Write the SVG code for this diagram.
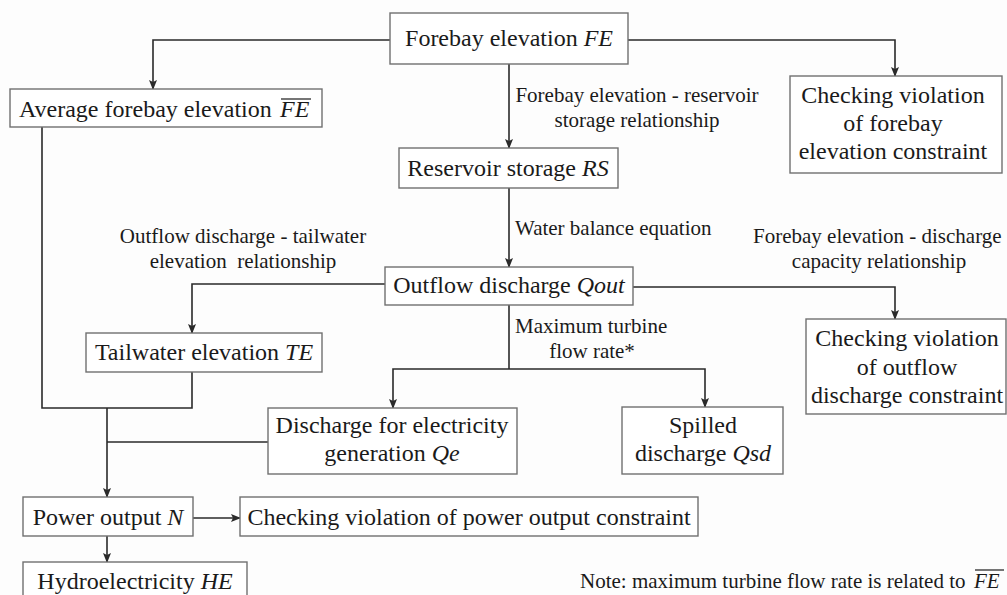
<svg xmlns="http://www.w3.org/2000/svg" width="1007" height="595" viewBox="0 0 1007 595">
<defs>
<marker id="ah" markerWidth="10" markerHeight="10" refX="9" refY="5" orient="auto" markerUnits="userSpaceOnUse">
<path d="M0,1 L10,5 L0,9 L2,5 z" fill="#2a2a2a"/>
</marker>
<style>
.box{fill:#fff;stroke:#707070;stroke-width:1.4}
.t{font-family:"Liberation Serif","Times New Roman",serif;font-size:24px;fill:#1a1a1a}
.l{font-family:"Liberation Serif","Times New Roman",serif;font-size:21px;fill:#1a1a1a}
.i{font-style:italic}
.c{stroke:#2a2a2a;stroke-width:1.6;fill:none}
.a{marker-end:url(#ah)}
.ob{stroke:#1a1a1a;stroke-width:1.2}
</style>
</defs>
<rect width="1007" height="595" fill="#fdfdfd"/>
<g id="connectors">
<polyline class="c a" points="390,40 153,40 153,89"/>
<polyline class="c a" points="628,40 895,40 895,76"/>
<line class="c a" x1="509" y1="64" x2="509" y2="148"/>
<line class="c a" x1="509" y1="188" x2="509" y2="267"/>
<polyline class="c a" points="385,284 192,284 192,333"/>
<polyline class="c a" points="633,287 895,287 895,319"/>
<line class="c" x1="509" y1="305" x2="509" y2="369"/>
<polyline class="c a" points="509,369 393,369 393,408"/>
<polyline class="c a" points="509,369 705,369 705,407"/>
<polyline class="c" points="42,127 42,408 192,408 192,372"/>
<line class="c a" x1="107" y1="408" x2="107" y2="497"/>
<line class="c" x1="268" y1="442" x2="107" y2="442"/>
<line class="c a" x1="193" y1="518" x2="240" y2="518"/>
<line class="c a" x1="107" y1="536" x2="107" y2="562"/>
</g>
<g id="labels">
<text class="l" x="637" y="102" text-anchor="middle">Forebay elevation - reservoir</text>
<text class="l" x="637" y="127" text-anchor="middle">storage relationship</text>
<text class="l" x="515" y="235">Water balance equation</text>
<text class="l" x="243" y="243" text-anchor="middle">Outflow discharge - tailwater</text>
<text class="l" x="243" y="268" text-anchor="middle" xml:space="preserve">elevation  relationship</text>
<text class="l" x="753" y="243">Forebay elevation - discharge</text>
<text class="l" x="879" y="268" text-anchor="middle">capacity relationship</text>
<text class="l" x="515" y="333">Maximum turbine</text>
<text class="l" x="592" y="358" text-anchor="middle">flow rate*</text>
<text class="l" x="580" y="588">Note: maximum turbine flow rate is related to</text>
<text class="l i" x="974" y="588">FE</text>
<line class="ob" x1="975" y1="570" x2="1004" y2="570"/>
</g>
<g id="n-fe">
<rect class="box" x="390" y="13" width="238" height="51"/>
<text class="t" x="509" y="46" text-anchor="middle">Forebay elevation <tspan class="i">FE</tspan></text>
</g>
<g id="n-avgfe">
<rect class="box" x="10" y="89" width="312" height="38"/>
<text class="t" x="19" y="117">Average forebay elevation</text>
<text class="t i" x="280" y="117">FE</text>
<line class="ob" x1="281" y1="99" x2="311" y2="99"/>
</g>
<g id="n-checkfe">
<rect class="box" x="790" y="76" width="212" height="97"/>
<text class="t" x="893" y="103" text-anchor="middle">Checking violation</text>
<text class="t" x="893" y="131" text-anchor="middle">of forebay</text>
<text class="t" x="893" y="159" text-anchor="middle">elevation constraint</text>
</g>
<g id="n-rs">
<rect class="box" x="399" y="148" width="219" height="40"/>
<text class="t" x="508" y="176" text-anchor="middle">Reservoir storage <tspan class="i">RS</tspan></text>
</g>
<g id="n-qout">
<rect class="box" x="385" y="267" width="248" height="38"/>
<text class="t" x="509" y="293" text-anchor="middle">Outflow discharge <tspan class="i">Qout</tspan></text>
</g>
<g id="n-te">
<rect class="box" x="86" y="333" width="236" height="39"/>
<text class="t" x="204" y="360" text-anchor="middle">Tailwater elevation <tspan class="i">TE</tspan></text>
</g>
<g id="n-checkq">
<rect class="box" x="806" y="319" width="200" height="95"/>
<text class="t" x="907" y="346" text-anchor="middle">Checking violation</text>
<text class="t" x="907" y="375" text-anchor="middle">of outflow</text>
<text class="t" x="907" y="403" text-anchor="middle">discharge constraint</text>
</g>
<g id="n-qe">
<rect class="box" x="268" y="408" width="249" height="66"/>
<text class="t" x="392" y="433" text-anchor="middle">Discharge for electricity</text>
<text class="t" x="392" y="461" text-anchor="middle">generation <tspan class="i">Qe</tspan></text>
</g>
<g id="n-qsd">
<rect class="box" x="622" y="407" width="161" height="67"/>
<text class="t" x="703" y="433" text-anchor="middle">Spilled</text>
<text class="t" x="703" y="461" text-anchor="middle">discharge <tspan class="i">Qsd</tspan></text>
</g>
<g id="n-n">
<rect class="box" x="23" y="497" width="170" height="39"/>
<text class="t" x="108" y="525" text-anchor="middle">Power output <tspan class="i">N</tspan></text>
</g>
<g id="n-checkn">
<rect class="box" x="240" y="497" width="458" height="39"/>
<text class="t" x="469" y="525" text-anchor="middle">Checking violation of power output constraint</text>
</g>
<g id="n-he">
<rect class="box" x="23" y="562" width="224" height="40"/>
<text class="t" x="135" y="589" text-anchor="middle">Hydroelectricity <tspan class="i">HE</tspan></text>
</g>
</svg>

....

_WRITTEN TASK_. Please write out all the data again word for word, but not the pictures.

_FINAL RESULT_.
Write the SVG code for this diagram.
<svg xmlns="http://www.w3.org/2000/svg" width="1007" height="595" viewBox="0 0 1007 595">
<defs>
<marker id="ah" markerWidth="10" markerHeight="10" refX="9" refY="5" orient="auto" markerUnits="userSpaceOnUse">
<path d="M0,1 L10,5 L0,9 L2,5 z" fill="#2a2a2a"/>
</marker>
<style>
.box{fill:#fff;stroke:#707070;stroke-width:1.4}
.t{font-family:"Liberation Serif","Times New Roman",serif;font-size:24px;fill:#1a1a1a}
.l{font-family:"Liberation Serif","Times New Roman",serif;font-size:21px;fill:#1a1a1a}
.i{font-style:italic}
.c{stroke:#2a2a2a;stroke-width:1.6;fill:none}
.a{marker-end:url(#ah)}
.ob{stroke:#1a1a1a;stroke-width:1.2}
</style>
</defs>
<rect width="1007" height="595" fill="#fdfdfd"/>
<g id="connectors">
<polyline class="c a" points="390,40 153,40 153,89"/>
<polyline class="c a" points="628,40 895,40 895,76"/>
<line class="c a" x1="509" y1="64" x2="509" y2="148"/>
<line class="c a" x1="509" y1="188" x2="509" y2="267"/>
<polyline class="c a" points="385,284 192,284 192,333"/>
<polyline class="c a" points="633,287 895,287 895,319"/>
<line class="c" x1="509" y1="305" x2="509" y2="369"/>
<polyline class="c a" points="509,369 393,369 393,408"/>
<polyline class="c a" points="509,369 705,369 705,407"/>
<polyline class="c" points="42,127 42,408 192,408 192,372"/>
<line class="c a" x1="107" y1="408" x2="107" y2="497"/>
<line class="c" x1="268" y1="442" x2="107" y2="442"/>
<line class="c a" x1="193" y1="518" x2="240" y2="518"/>
<line class="c a" x1="107" y1="536" x2="107" y2="562"/>
</g>
<g id="labels">
<text class="l" x="637" y="102" text-anchor="middle">Forebay elevation - reservoir</text>
<text class="l" x="637" y="127" text-anchor="middle">storage relationship</text>
<text class="l" x="515" y="235">Water balance equation</text>
<text class="l" x="243" y="243" text-anchor="middle">Outflow discharge - tailwater</text>
<text class="l" x="243" y="268" text-anchor="middle" xml:space="preserve">elevation  relationship</text>
<text class="l" x="753" y="243">Forebay elevation - discharge</text>
<text class="l" x="879" y="268" text-anchor="middle">capacity relationship</text>
<text class="l" x="515" y="333">Maximum turbine</text>
<text class="l" x="592" y="358" text-anchor="middle">flow rate*</text>
<text class="l" x="580" y="588">Note: maximum turbine flow rate is related to</text>
<text class="l i" x="974" y="588">FE</text>
<line class="ob" x1="975" y1="570" x2="1004" y2="570"/>
</g>
<g id="n-fe">
<rect class="box" x="390" y="13" width="238" height="51"/>
<text class="t" x="509" y="46" text-anchor="middle">Forebay elevation <tspan class="i">FE</tspan></text>
</g>
<g id="n-avgfe">
<rect class="box" x="10" y="89" width="312" height="38"/>
<text class="t" x="19" y="117">Average forebay elevation</text>
<text class="t i" x="280" y="117">FE</text>
<line class="ob" x1="281" y1="99" x2="311" y2="99"/>
</g>
<g id="n-checkfe">
<rect class="box" x="790" y="76" width="212" height="97"/>
<text class="t" x="893" y="103" text-anchor="middle">Checking violation</text>
<text class="t" x="893" y="131" text-anchor="middle">of forebay</text>
<text class="t" x="893" y="159" text-anchor="middle">elevation constraint</text>
</g>
<g id="n-rs">
<rect class="box" x="399" y="148" width="219" height="40"/>
<text class="t" x="508" y="176" text-anchor="middle">Reservoir storage <tspan class="i">RS</tspan></text>
</g>
<g id="n-qout">
<rect class="box" x="385" y="267" width="248" height="38"/>
<text class="t" x="509" y="293" text-anchor="middle">Outflow discharge <tspan class="i">Qout</tspan></text>
</g>
<g id="n-te">
<rect class="box" x="86" y="333" width="236" height="39"/>
<text class="t" x="204" y="360" text-anchor="middle">Tailwater elevation <tspan class="i">TE</tspan></text>
</g>
<g id="n-checkq">
<rect class="box" x="806" y="319" width="200" height="95"/>
<text class="t" x="907" y="346" text-anchor="middle">Checking violation</text>
<text class="t" x="907" y="375" text-anchor="middle">of outflow</text>
<text class="t" x="907" y="403" text-anchor="middle">discharge constraint</text>
</g>
<g id="n-qe">
<rect class="box" x="268" y="408" width="249" height="66"/>
<text class="t" x="392" y="433" text-anchor="middle">Discharge for electricity</text>
<text class="t" x="392" y="461" text-anchor="middle">generation <tspan class="i">Qe</tspan></text>
</g>
<g id="n-qsd">
<rect class="box" x="622" y="407" width="161" height="67"/>
<text class="t" x="703" y="433" text-anchor="middle">Spilled</text>
<text class="t" x="703" y="461" text-anchor="middle">discharge <tspan class="i">Qsd</tspan></text>
</g>
<g id="n-n">
<rect class="box" x="23" y="497" width="170" height="39"/>
<text class="t" x="108" y="525" text-anchor="middle">Power output <tspan class="i">N</tspan></text>
</g>
<g id="n-checkn">
<rect class="box" x="240" y="497" width="458" height="39"/>
<text class="t" x="469" y="525" text-anchor="middle">Checking violation of power output constraint</text>
</g>
<g id="n-he">
<rect class="box" x="23" y="562" width="224" height="40"/>
<text class="t" x="135" y="589" text-anchor="middle">Hydroelectricity <tspan class="i">HE</tspan></text>
</g>
</svg>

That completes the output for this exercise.